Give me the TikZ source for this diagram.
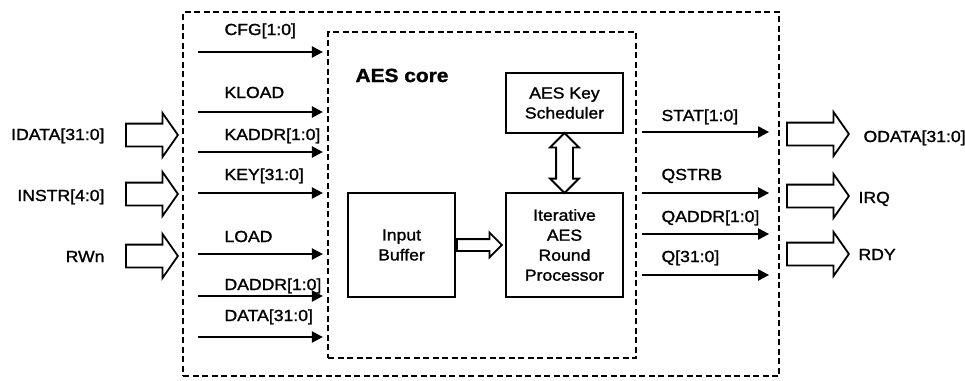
\documentclass[tikz,border=0pt]{standalone}
\usepackage{fontspec}
\setmainfont{Liberation Sans}[FakeStretch=1.1,FakeBold=1.4]
\usetikzlibrary{arrows.meta,shapes.arrows,calc}

\begin{document}
\begin{tikzpicture}[x=1pt,y=-1pt,
  sigfont/.style={font=\fontsize{16}{20}\selectfont},
  dashbox/.style={draw,line width=2.2pt,dash pattern=on 6pt off 3.5pt,inner sep=0pt},
  block/.style={draw,line width=2pt,inner sep=0pt,align=center,sigfont},
  sig/.style={line width=2.2pt,-{Triangle[length=11pt,width=11pt]}},
  portarrow/.style={single arrow,draw,line width=1.8pt,inner xsep=0pt,inner ysep=10.5pt,
                    single arrow head extend=10.5pt,single arrow tip angle=110},
  busarrow/.style={single arrow,draw,line width=1.8pt,inner xsep=0pt,inner ysep=5pt,
                   single arrow head extend=6.5pt,single arrow tip angle=90},
  keybusarrow/.style={double arrow,draw,line width=1.8pt,inner xsep=0pt,inner ysep=7.5pt,
                      double arrow head extend=6pt,double arrow tip angle=90}]
  \useasboundingbox (0,0) rectangle (965,380);

  % chip and core outlines
  \node[dashbox,minimum width=596pt,minimum height=364pt] (chip) at (481,194) {};
  \node[dashbox,minimum width=308pt,minimum height=326pt] (core) at (482,195) {};
  \node[font=\fontsize{19}{22}\selectfont\bfseries,anchor=base west] (corelbl)
    at (352,82) {AES core};

  % blocks
  \node[block,minimum width=117pt,minimum height=60pt]  (keysch) at (564.5,103) {AES Key\\Scheduler};
  \node[block,minimum width=117pt,minimum height=104pt] (rounds) at (564.5,245) {Iterative\\AES\\Round\\Processor};
  \node[block,minimum width=107pt,minimum height=104pt] (inbuf)  at (401.5,245) {Input\\Buffer};

  % internal buses
  \node[busarrow,anchor=tail,minimum height=45pt] (bufbus) at (inbuf.east) {};
  \node[keybusarrow,rotate=90,minimum height=60pt] (keybus)
    at ($(keysch.south)!0.5!(rounds.north)$) {};

  % signals into the core
  \foreach \sy/\by/\txt [count=\i] in {52/35/CFG[1:0],112/98/KLOAD,152/140/KADDR[1:0],
      193/180/KEY[31:0],254/242/LOAD,296/290/DADDR[1:0],337/321/DATA[31:0]} {
    \coordinate (kin\i) at (198,\sy);
    \draw[sig,shorten >=4pt] (kin\i) -- (kin\i -| core.west);
    \node[sigfont,anchor=base west] (kinl\i) at (221,\by) {\txt};
  }

  % signals out of the core
  \foreach \sy/\by/\txt [count=\i] in {132/121/STAT[1:0],193/180/QSTRB,
      234/222/QADDR[1:0],275/262/Q[31:0]} {
    \coordinate (qout\i) at (642,\sy);
    \draw[sig,shorten >=11pt] (qout\i) -- (qout\i -| chip.east);
    \node[sigfont,anchor=base west] (qoutl\i) at (658,\by) {\txt};
  }

  % chip ports
  \foreach \py/\by/\txt [count=\i] in {135/140/IDATA[31:0],194/201/INSTR[4:0],256/262/RWn} {
    \node[portarrow,anchor=tip,minimum height=52pt] (pin\i) at (179,\py) {};
    \node[sigfont,anchor=base east] (pinl\i) at (108,\by) {\txt};
  }
  \foreach \py/\by/\lx/\txt [count=\i] in {134/142/860/ODATA[31:0],196/203/855/IRQ,254/260/855/RDY} {
    \node[portarrow,anchor=tail,minimum height=62pt] (pout\i) at (786,\py) {};
    \node[sigfont,anchor=base west] (poutl\i) at (\lx,\by) {\txt};
  }
\end{tikzpicture}
\end{document}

_Task to carry out_
Transcribe the whole listing exactly. Pictures are excluded.

_Task answer_
Give me the TikZ source for this diagram.
\documentclass[tikz,border=0pt]{standalone}
\usepackage{fontspec}
\setmainfont{Liberation Sans}[FakeStretch=1.1,FakeBold=1.4]
\usetikzlibrary{arrows.meta,shapes.arrows,calc}

\begin{document}
\begin{tikzpicture}[x=1pt,y=-1pt,
  sigfont/.style={font=\fontsize{16}{20}\selectfont},
  dashbox/.style={draw,line width=2.2pt,dash pattern=on 6pt off 3.5pt,inner sep=0pt},
  block/.style={draw,line width=2pt,inner sep=0pt,align=center,sigfont},
  sig/.style={line width=2.2pt,-{Triangle[length=11pt,width=11pt]}},
  portarrow/.style={single arrow,draw,line width=1.8pt,inner xsep=0pt,inner ysep=10.5pt,
                    single arrow head extend=10.5pt,single arrow tip angle=110},
  busarrow/.style={single arrow,draw,line width=1.8pt,inner xsep=0pt,inner ysep=5pt,
                   single arrow head extend=6.5pt,single arrow tip angle=90},
  keybusarrow/.style={double arrow,draw,line width=1.8pt,inner xsep=0pt,inner ysep=7.5pt,
                      double arrow head extend=6pt,double arrow tip angle=90}]
  \useasboundingbox (0,0) rectangle (965,380);

  % chip and core outlines
  \node[dashbox,minimum width=596pt,minimum height=364pt] (chip) at (481,194) {};
  \node[dashbox,minimum width=308pt,minimum height=326pt] (core) at (482,195) {};
  \node[font=\fontsize{19}{22}\selectfont\bfseries,anchor=base west] (corelbl)
    at (352,82) {AES core};

  % blocks
  \node[block,minimum width=117pt,minimum height=60pt]  (keysch) at (564.5,103) {AES Key\\Scheduler};
  \node[block,minimum width=117pt,minimum height=104pt] (rounds) at (564.5,245) {Iterative\\AES\\Round\\Processor};
  \node[block,minimum width=107pt,minimum height=104pt] (inbuf)  at (401.5,245) {Input\\Buffer};

  % internal buses
  \node[busarrow,anchor=tail,minimum height=45pt] (bufbus) at (inbuf.east) {};
  \node[keybusarrow,rotate=90,minimum height=60pt] (keybus)
    at ($(keysch.south)!0.5!(rounds.north)$) {};

  % signals into the core
  \foreach \sy/\by/\txt [count=\i] in {52/35/CFG[1:0],112/98/KLOAD,152/140/KADDR[1:0],
      193/180/KEY[31:0],254/242/LOAD,296/290/DADDR[1:0],337/321/DATA[31:0]} {
    \coordinate (kin\i) at (198,\sy);
    \draw[sig,shorten >=4pt] (kin\i) -- (kin\i -| core.west);
    \node[sigfont,anchor=base west] (kinl\i) at (221,\by) {\txt};
  }

  % signals out of the core
  \foreach \sy/\by/\txt [count=\i] in {132/121/STAT[1:0],193/180/QSTRB,
      234/222/QADDR[1:0],275/262/Q[31:0]} {
    \coordinate (qout\i) at (642,\sy);
    \draw[sig,shorten >=11pt] (qout\i) -- (qout\i -| chip.east);
    \node[sigfont,anchor=base west] (qoutl\i) at (658,\by) {\txt};
  }

  % chip ports
  \foreach \py/\by/\txt [count=\i] in {135/140/IDATA[31:0],194/201/INSTR[4:0],256/262/RWn} {
    \node[portarrow,anchor=tip,minimum height=52pt] (pin\i) at (179,\py) {};
    \node[sigfont,anchor=base east] (pinl\i) at (108,\by) {\txt};
  }
  \foreach \py/\by/\lx/\txt [count=\i] in {134/142/860/ODATA[31:0],196/203/855/IRQ,254/260/855/RDY} {
    \node[portarrow,anchor=tail,minimum height=62pt] (pout\i) at (786,\py) {};
    \node[sigfont,anchor=base west] (poutl\i) at (\lx,\by) {\txt};
  }
\end{tikzpicture}
\end{document}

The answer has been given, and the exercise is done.